Choosing the right data
Data, by itself, is not a KPI until it’s arranged in a meaningful way. A list of sales transactions throughout the day is good data to have but it’s not the whole picture. The next step might be to calculate the total dollar amount of sales for the day. You can arrange the data in any number of ways: sales by department, sales by item, or sales by cashier. At this point, you still only have data to analyze.
The strength of KPIs is knowing how to use data to gain a competitive advantage. It all comes down to the goals and objectives you set for your business.
For each goal you establish, you must also create the metric that will determine if you are successful in reaching that goal. Your KPIs become the method by which you track your progress. If your key performance indicators do not reflect progress toward your goal, you must change the tactics you are using in your business.
Using raw data to optimize your retail operations
Let’s look at one simple example of how your goals and KPIs come together to give you a competitive advantage.
Marlene runs a small clothing store in a mid-size urban market. Lately things have been going good but the business has leveled off. She would like to increase her business over the next year. She creates a goal to increase her sales by 10%.

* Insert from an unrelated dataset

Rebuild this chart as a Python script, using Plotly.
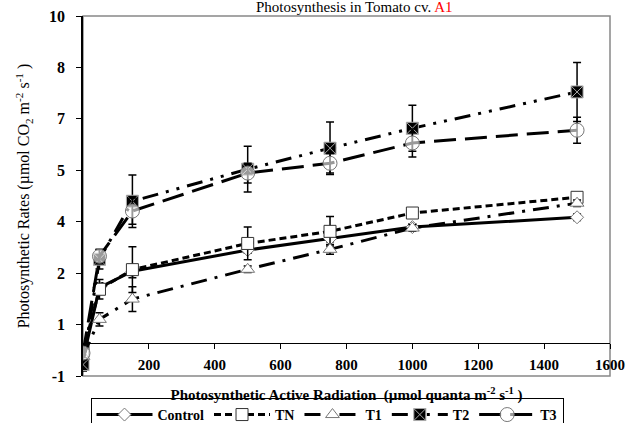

Marlene realizes that an obvious KPI is her total sales. She can also break down her sales on a daily, weekly, monthly, or quarterly basis to compare with the previous year. This gives her the maximum degree of flexibility especially since her sales tend to fluctuate according to well-defined fashion seasons.
Marlene decides that a good strategy would be to do more advertising on radio and television during the coming year. To find out if the advertising is bring customers into the store, she decides to track footfall, the number of people coming into the store. Fortunately, she tracked her traffic last year but if she didn’t, she could use the new data by correlating store traffic with the dates and times that advertising is running to see if the ads have an immediate effect.
If she notices that store traffic increases for a few days after a television ad appears, she may make more strategic choices about when to run television ads. Or she may be sure to have a special sale during the weekend following a big flood of advertising.
By tracking average customer spend, Marlene can determine how much the average customer spends during each purchase transaction. In order to increase sales, she decides to place some displays with accessories – scarves and jewelry – close to the cash registers. The strategy works and she notices that her average customer spend amount increases due to impulse purchases while customers are waiting in line.
Although her total sales KPI indicates some overall growth, Marlene is not satisfied with the progress she is making. She begins to track her conversion rate, the number of transactions throughout the day divided by the number of people who enter the store. This seems to indicate that a lot of people are coming into the store but not many are making purchases.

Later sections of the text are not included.